# start of Source data

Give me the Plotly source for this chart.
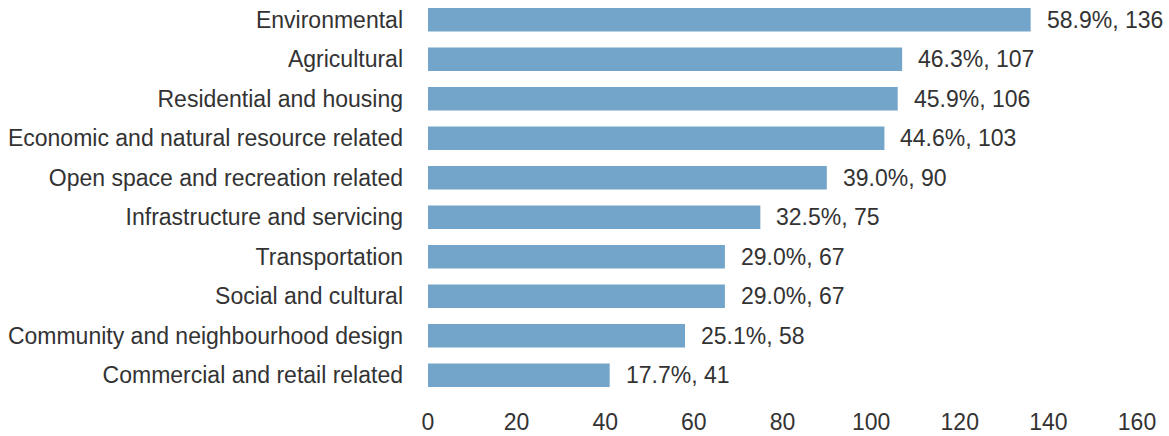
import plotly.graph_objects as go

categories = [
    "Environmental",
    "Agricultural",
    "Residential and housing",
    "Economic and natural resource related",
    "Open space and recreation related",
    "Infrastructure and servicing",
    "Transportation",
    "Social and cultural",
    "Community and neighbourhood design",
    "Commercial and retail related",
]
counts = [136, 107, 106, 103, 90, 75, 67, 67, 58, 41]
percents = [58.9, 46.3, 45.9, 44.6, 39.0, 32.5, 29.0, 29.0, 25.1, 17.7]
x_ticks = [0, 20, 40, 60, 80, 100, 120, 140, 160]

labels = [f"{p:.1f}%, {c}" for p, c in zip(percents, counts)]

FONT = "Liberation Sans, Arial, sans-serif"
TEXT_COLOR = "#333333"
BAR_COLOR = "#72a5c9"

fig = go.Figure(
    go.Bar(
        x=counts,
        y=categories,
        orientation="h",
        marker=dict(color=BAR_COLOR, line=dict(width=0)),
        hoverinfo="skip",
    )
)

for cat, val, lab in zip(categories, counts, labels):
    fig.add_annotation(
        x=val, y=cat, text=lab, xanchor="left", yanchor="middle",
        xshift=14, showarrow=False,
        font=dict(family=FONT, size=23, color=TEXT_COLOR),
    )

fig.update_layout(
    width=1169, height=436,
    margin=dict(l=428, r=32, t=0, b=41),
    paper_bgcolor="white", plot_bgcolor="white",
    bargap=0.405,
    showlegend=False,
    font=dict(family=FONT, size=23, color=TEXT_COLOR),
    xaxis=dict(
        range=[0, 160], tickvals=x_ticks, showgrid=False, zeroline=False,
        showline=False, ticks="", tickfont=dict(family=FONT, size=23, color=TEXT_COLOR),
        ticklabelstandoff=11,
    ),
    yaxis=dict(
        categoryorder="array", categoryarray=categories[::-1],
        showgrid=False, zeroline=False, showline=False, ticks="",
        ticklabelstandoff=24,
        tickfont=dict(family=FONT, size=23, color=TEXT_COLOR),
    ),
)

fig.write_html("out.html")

# end of Source data

What needs to be done >>
Everything from the first line of the listing above through the line that contains "import plotly.graph_objects as go" is to be restated word for word, minus the pictures.

Complete output >>
Give me the Plotly source for this chart.
import plotly.graph_objects as go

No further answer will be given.